Faithful must “honor and preserve” this heritage, he said, cautioning that to look back does not mean “getting stuck in the past and letting ourselves be paralyzed and immobile.” Rather, this act of remembering means Christians “marvel all the more at the mystery of God, their hearts filled with praise and gratitude for what the Lord has accomplished.”
The Eucharist is the prime place where Christians gather to remember, he said, insisting, “Without memory, we lack wonder.”
“When we lose that living memory, our faith, our devotions and our pastoral activities risk dying slowly, disappearing like a flash in the pan, which burns bright but then quickly fades. When we lose our memory, joy disappears,” he said.
Pope Francis, who is closing out a 3-day Sept. 13-15 visit to the Kazakh capital of Nur-Sultan for the VII Congress of Leaders of World and Traditional Religions, spoke of the importance of bearing witness, saying the faith “was not passed down from generation to generation as a set of ideas to be understood and followed, as a fixed and timeless code.”
“No, our faith was passed on through life, though witnesses who shed the light of the Gospel on different situations in order to illumine and purify them, and to spread the consoling warmth of Jesus, the joy of his saving love and the hope of his promise,” he said.
“By remembering, then, we learn that faith grows through witness,” he said, praying that faithful would never grow weary “of bearing witness to the very heart of salvation, to the newness of Jesus, to the newness that is Jesus!”
“Faith is not a lovely exhibition of artefacts from a distant past, but an ever-present event, an encounter with Christ that takes place in the here and now of our lives,” and leads to the future, he said.
Speaking of the future, Pope Francis said that remembering one’s roots does not keep the community anchored in the past, but rather “opens us up to the promise of the Gospel.”
“We are called today to embrace the renewal that the risen Jesus is bringing about in our lives,” he said, adding, “Despite our weaknesses, he never tires of being with us, of building together with us the future of his and our Church.”
Francis spoke of current challenges the church faces, such as the lack of participation from youth and the fact that Catholics in Kazakhstan are a small minority, amounting to just 1-2 percent of a population that is 70 percent Muslim.
Faced with these challenges, it is natural to feel small and inadequate, he said, “Yet, if we see things with the hope-filled gaze of Jesus, we make a surprising discovery: the Gospel says that being ‘little,’ poor in spirit, is a blessing, a beatitude, and indeed the first of the beatitudes.”
“Once we acknowledge our littleness, we can humbly hand ourselves over to the power of God, who teaches us not to base our ecclesial activity on our own abilities,” the pope said, saying this is a gift.

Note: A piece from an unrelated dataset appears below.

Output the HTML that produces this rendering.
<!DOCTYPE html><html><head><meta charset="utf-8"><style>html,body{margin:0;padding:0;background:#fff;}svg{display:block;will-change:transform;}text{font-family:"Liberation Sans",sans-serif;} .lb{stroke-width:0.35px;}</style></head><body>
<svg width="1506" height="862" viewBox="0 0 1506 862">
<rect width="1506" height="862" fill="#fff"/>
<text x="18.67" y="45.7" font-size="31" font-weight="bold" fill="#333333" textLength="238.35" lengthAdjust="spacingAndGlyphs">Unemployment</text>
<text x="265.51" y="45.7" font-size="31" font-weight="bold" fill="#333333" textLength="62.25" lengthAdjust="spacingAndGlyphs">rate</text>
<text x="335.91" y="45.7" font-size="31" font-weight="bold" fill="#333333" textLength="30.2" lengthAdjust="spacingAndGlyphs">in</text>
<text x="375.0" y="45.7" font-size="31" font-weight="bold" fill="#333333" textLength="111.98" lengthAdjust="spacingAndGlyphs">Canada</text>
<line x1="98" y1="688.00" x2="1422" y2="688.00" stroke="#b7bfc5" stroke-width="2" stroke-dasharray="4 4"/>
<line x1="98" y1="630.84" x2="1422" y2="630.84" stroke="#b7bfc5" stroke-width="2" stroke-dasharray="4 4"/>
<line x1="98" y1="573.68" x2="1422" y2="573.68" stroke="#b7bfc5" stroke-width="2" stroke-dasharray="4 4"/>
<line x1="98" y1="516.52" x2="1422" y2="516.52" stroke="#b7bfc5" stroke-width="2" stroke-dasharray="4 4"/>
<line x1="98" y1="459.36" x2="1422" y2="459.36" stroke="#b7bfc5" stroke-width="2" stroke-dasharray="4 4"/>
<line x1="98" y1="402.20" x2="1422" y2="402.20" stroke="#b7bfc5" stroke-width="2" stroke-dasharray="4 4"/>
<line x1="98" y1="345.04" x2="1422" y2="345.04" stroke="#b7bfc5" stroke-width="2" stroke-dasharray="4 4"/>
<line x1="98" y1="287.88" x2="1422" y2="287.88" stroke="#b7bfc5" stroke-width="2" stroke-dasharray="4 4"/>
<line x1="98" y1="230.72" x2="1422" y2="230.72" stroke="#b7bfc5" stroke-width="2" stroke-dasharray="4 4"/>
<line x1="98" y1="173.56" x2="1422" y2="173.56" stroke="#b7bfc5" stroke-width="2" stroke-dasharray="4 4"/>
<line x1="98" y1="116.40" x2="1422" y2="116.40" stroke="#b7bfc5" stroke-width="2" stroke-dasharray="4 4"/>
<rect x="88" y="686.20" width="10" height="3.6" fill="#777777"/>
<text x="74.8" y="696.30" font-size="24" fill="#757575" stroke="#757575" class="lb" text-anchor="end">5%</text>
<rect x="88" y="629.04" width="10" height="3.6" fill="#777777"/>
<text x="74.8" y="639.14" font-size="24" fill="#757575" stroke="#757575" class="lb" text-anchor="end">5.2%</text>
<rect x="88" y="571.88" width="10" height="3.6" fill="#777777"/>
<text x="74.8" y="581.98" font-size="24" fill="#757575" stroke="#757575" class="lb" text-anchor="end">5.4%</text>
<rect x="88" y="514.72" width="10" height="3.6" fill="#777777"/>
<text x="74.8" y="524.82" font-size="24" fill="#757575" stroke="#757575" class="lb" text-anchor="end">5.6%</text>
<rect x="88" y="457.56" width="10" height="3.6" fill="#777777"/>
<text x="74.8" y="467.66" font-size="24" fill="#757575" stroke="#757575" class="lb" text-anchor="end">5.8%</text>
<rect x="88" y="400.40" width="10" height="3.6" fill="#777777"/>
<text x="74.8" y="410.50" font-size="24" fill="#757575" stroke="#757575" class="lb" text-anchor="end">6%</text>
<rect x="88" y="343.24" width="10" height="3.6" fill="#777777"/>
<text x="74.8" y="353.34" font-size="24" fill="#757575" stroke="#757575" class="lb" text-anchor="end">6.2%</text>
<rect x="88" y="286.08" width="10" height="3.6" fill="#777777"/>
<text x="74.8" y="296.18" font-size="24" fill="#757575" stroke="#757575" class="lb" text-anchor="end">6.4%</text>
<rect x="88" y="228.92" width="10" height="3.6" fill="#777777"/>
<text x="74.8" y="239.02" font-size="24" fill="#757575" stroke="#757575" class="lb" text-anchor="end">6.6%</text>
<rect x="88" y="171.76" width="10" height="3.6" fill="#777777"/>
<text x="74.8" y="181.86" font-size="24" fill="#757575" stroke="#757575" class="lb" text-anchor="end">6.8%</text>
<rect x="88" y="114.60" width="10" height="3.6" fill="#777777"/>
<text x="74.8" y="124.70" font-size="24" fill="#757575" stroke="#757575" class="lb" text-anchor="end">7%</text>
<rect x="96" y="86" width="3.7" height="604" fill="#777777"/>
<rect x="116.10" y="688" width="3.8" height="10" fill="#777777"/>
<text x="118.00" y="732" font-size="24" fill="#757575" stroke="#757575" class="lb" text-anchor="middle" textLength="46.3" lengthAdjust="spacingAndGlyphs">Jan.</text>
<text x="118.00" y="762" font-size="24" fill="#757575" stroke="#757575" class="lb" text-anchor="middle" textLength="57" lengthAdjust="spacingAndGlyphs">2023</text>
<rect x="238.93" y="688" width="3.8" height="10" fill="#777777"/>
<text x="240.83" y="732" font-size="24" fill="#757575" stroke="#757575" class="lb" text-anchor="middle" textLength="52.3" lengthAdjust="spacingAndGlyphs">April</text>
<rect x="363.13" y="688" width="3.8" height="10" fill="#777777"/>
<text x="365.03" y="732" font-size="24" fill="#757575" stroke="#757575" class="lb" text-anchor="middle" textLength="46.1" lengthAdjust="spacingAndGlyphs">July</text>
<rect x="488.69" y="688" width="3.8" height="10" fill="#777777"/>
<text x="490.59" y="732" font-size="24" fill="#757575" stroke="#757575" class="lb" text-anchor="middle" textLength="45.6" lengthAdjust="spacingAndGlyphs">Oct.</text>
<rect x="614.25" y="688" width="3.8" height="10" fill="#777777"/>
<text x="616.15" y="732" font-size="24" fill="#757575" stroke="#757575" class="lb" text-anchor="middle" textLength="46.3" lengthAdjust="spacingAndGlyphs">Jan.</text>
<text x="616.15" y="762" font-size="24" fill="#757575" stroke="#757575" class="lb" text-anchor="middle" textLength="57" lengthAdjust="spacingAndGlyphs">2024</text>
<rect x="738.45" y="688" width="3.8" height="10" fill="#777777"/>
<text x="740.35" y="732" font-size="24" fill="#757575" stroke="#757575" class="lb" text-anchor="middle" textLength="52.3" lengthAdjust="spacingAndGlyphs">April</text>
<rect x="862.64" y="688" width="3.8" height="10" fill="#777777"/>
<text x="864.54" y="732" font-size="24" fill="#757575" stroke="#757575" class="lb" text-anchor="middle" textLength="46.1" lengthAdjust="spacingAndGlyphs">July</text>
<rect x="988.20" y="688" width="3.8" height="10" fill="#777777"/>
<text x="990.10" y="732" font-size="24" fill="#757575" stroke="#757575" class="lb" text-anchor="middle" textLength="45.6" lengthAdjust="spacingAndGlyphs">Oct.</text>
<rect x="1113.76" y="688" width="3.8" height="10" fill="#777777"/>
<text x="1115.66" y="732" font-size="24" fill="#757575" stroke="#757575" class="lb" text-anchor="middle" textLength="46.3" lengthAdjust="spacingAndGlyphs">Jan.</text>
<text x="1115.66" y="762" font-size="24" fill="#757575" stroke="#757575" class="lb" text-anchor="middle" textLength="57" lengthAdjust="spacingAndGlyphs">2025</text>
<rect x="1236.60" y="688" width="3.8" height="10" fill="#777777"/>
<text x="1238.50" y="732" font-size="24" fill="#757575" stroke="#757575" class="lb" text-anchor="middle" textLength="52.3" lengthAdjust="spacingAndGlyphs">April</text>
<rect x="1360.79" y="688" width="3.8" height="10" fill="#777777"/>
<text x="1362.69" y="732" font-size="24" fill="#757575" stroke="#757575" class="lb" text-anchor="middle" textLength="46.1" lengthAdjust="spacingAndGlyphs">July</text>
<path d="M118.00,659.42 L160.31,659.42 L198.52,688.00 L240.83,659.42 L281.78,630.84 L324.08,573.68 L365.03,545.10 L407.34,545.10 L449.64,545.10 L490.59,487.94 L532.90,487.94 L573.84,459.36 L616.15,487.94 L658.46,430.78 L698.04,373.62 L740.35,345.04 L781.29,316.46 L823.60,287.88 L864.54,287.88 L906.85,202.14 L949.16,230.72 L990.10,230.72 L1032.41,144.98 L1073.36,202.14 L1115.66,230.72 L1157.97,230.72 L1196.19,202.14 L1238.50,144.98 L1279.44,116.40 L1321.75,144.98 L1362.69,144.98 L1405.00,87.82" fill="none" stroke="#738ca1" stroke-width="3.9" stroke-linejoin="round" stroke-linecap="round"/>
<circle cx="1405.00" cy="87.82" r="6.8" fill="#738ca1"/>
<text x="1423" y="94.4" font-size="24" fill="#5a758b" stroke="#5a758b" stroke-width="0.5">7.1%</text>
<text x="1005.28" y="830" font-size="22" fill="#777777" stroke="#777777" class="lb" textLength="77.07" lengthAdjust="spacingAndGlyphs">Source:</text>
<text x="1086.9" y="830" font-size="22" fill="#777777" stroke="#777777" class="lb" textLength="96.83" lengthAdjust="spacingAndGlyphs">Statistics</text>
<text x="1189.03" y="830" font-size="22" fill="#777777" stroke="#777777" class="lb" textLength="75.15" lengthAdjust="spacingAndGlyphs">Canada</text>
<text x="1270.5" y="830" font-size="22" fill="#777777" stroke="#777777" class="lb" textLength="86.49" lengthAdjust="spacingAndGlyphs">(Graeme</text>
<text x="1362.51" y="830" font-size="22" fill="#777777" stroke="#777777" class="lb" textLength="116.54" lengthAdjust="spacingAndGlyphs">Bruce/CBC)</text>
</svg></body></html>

“There is a hidden grace in being a small Church, a little flock, for instead of showing off our strengths, our numbers, our structures and other things that are humanly important, we can let ourselves be guided by the Lord and humbly draw close to others,” he said.
Being small is also a reminder that “we are not self-sufficient,” but are in need God and others, he said, praying that faithful would realize “in a spirit of humility, that only together, in dialogue and mutual acceptance, can we truly achieve something good for the benefit of all.”

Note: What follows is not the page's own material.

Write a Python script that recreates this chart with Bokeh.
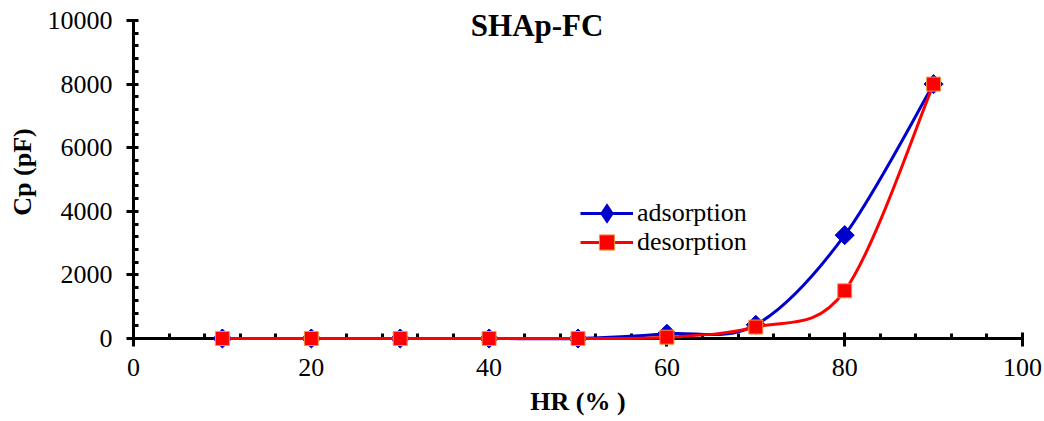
import math
import numpy as np
from bokeh.plotting import figure
from bokeh.models import (SingleIntervalTicker, Range1d, Label, Legend, LegendItem,
                          ColumnDataSource)
from bokeh.embed import file_html
from bokeh.resources import INLINE

# ---- data ----
hr = [10, 20, 30, 40, 50, 60, 70, 80, 90]
adsorption = [0, 0, 0, 0, 0, 150, 430, 3250, 8000]
desorption = [0, 0, 0, 0, 0, 40, 360, 1500, 8000]
title_text = "SHAp-FC"
x_label = "HR (% )"
y_label = "Cp (pF)"
series_names = ["adsorption", "desorption"]

FONT = "'Liberation Serif'"


def bezier_source(xs, ys, t=1.0 / 6.0):
    n = len(xs)
    px = [xs[0]] + list(xs) + [xs[-1]]
    py = [ys[0]] + list(ys) + [ys[-1]]
    d = dict(x0=[], y0=[], x1=[], y1=[], cx0=[], cy0=[], cx1=[], cy1=[])
    for i in range(n - 1):
        a = i + 1
        d["x0"].append(px[a]); d["y0"].append(py[a])
        d["x1"].append(px[a + 1]); d["y1"].append(py[a + 1])
        d["cx0"].append(px[a] + (px[a + 1] - px[a - 1]) * t)
        d["cy0"].append(py[a] + (py[a + 1] - py[a - 1]) * t)
        d["cx1"].append(px[a + 1] - (px[a + 2] - px[a]) * t)
        d["cy1"].append(py[a + 1] - (py[a + 2] - py[a]) * t)
    return ColumnDataSource(d)


Y_TOP = 10000 * 333.0 / 318.0
p = figure(width=1044, height=421, output_backend="svg", toolbar_location=None,
           x_range=Range1d(0, 100), y_range=Range1d(0, Y_TOP),
           min_border_left=133, min_border_right=22, min_border_top=5,
           min_border_bottom=83)
p.outline_line_color = None
p.xgrid.visible = False
p.ygrid.visible = False
p.background_fill_color = "white"
p.border_fill_color = "white"

xa = p.xaxis[0]
ya = p.yaxis[0]
xa.ticker = SingleIntervalTicker(interval=20, num_minor_ticks=5)
ya.ticker = SingleIntervalTicker(interval=2000, num_minor_ticks=5)
ya.bounds = (0, 10000)
for ax in (xa, ya):
    ax.axis_line_width = 3
    ax.axis_line_color = "black"
    ax.major_tick_line_width = 3
    ax.minor_tick_line_width = 3
    ax.major_tick_line_color = "black"
    ax.minor_tick_line_color = "black"
    ax.major_label_text_font = FONT
    ax.major_label_text_font_size = "26px"
    ax.major_label_text_color = "black"
    ax.axis_label_text_font = FONT
    ax.axis_label_text_font_size = "26px"
    ax.axis_label_text_font_style = "bold"
    ax.axis_label_text_color = "black"
xa.major_tick_in = 6
xa.major_tick_out = 8
xa.minor_tick_in = 5
xa.minor_tick_out = 0
xa.major_label_standoff = 12
xa.axis_label = x_label
xa.axis_label_standoff = 8
ya.major_tick_in = 4
ya.major_tick_out = 7
ya.minor_tick_in = 5
ya.minor_tick_out = 0
ya.major_label_standoff = 14
ya.axis_label = y_label
ya.axis_label_standoff = 8

blue = "#0000CC"
red = "#FF0000"

src_a = bezier_source(hr, adsorption)
src_d = bezier_source(hr, desorption)

la = p.bezier(x0="x0", y0="y0", x1="x1", y1="y1", cx0="cx0", cy0="cy0", cx1="cx1",
              cy1="cy1", source=src_a, line_color=blue, line_width=3, level="annotation")
ma = p.scatter(hr, adsorption, marker="square", angle=math.pi / 4, size=13.5,
               fill_color=blue, line_color=blue, line_width=1, level="annotation")
ld = p.bezier(x0="x0", y0="y0", x1="x1", y1="y1", cx0="cx0", cy0="cy0", cx1="cx1",
              cy1="cy1", source=src_d, line_color=red, line_width=3, level="annotation")
md = p.scatter(hr, desorption, marker="square", size=14,
               fill_color=red, line_color="#F79646", line_width=1, level="annotation")
# legend-only diamond swatch (the legend ignores marker angle); it has no drawable point
src_k = ColumnDataSource(dict(x=np.array([np.nan]), y=np.array([np.nan])))
ka = p.scatter(x="x", y="y", source=src_k, marker="diamond", size=18,
               fill_color=blue, line_color=blue, line_width=3, line_join="miter")


def make_legend(item, loc):
    lg = Legend(items=[item], location=loc)
    lg.border_line_color = None
    lg.background_fill_alpha = 0
    lg.padding = 0
    lg.margin = 0
    lg.spacing = 0
    lg.glyph_width = 53
    lg.glyph_height = 38
    lg.label_height = 29
    lg.label_standoff = 4
    lg.label_text_font = FONT
    lg.label_text_font_size = "26px"
    lg.label_text_color = "black"
    return lg


p.add_layout(make_legend(LegendItem(label=series_names[0], renderers=[la, ka]), (447, 106)))
p.add_layout(make_legend(LegendItem(label=series_names[1], renderers=[ld, md]), (447, 77)))

title = Label(x=45.4, y=9840, text=title_text, text_font=FONT, text_font_size="31px",
              text_font_style="bold", text_align="center", text_baseline="middle",
              text_color="black", level="overlay")
p.add_layout(title)

open("out.html", "w").write(file_html(p, INLINE))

“That is the special task of the Church in this country: not to be a group bogged down in the same old way of doing things, or withdrawn into its shell since it feels small, but a community open to God’s future, afire with his Spirit,” he said.

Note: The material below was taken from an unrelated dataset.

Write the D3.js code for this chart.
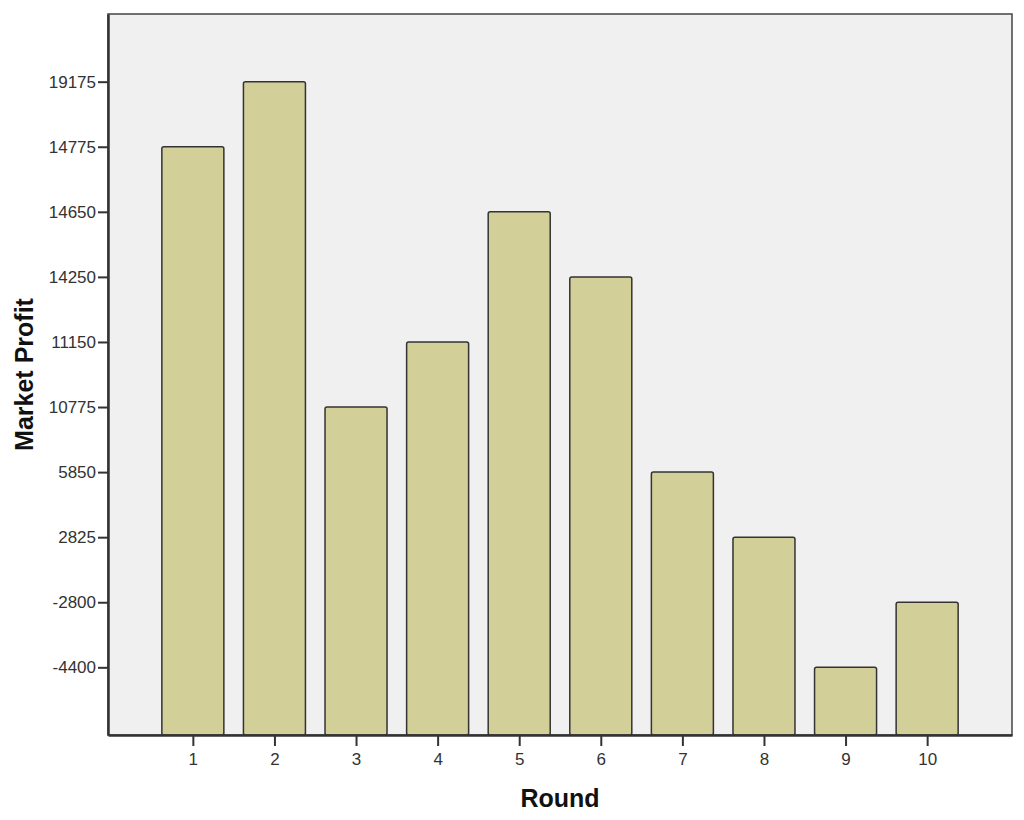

Each person has a role to play in the work of spreading the Gospel, Francis said, insisting that “we are all disciples: Each of us is essential, and all of equal dignity. Not just bishops, priests and consecrated persons, but each of the baptized.”
“We must make room for the laity, then, and this is a good thing, lest our communities become rigid or clerical,” the pope said, saying a synodal Church that walks toward the future together “is a Church that embraces participation and shared responsibility. A Church that, formed in communion, can go forth to encounter the world.”
“Openness, joy and sharing are signs of the nascent Church, and of the Church of tomorrow,” he said, urging faithful to work “for a Church increasingly filled with the joy of the risen Lord, fearless and uncomplaining, rejecting rigidity, dogmatism and moralizing.”
Pope Francis offered a special word to bishops and priests, saying their mission “is not to be administrators of the sacred or enforcers of religious rules, but pastors close to our people, living icons of the compassionate heart of Christ,” and invoked the example of several Greek Catholic martyrs.
Closing his speech, the pope assured attendees of his closeness, and urged the church’s pastors “to embrace your spiritual inheritance with joy and to bear generous witness to it, so that all whom you meet may realize that there is a promise of hope meant for them as well.”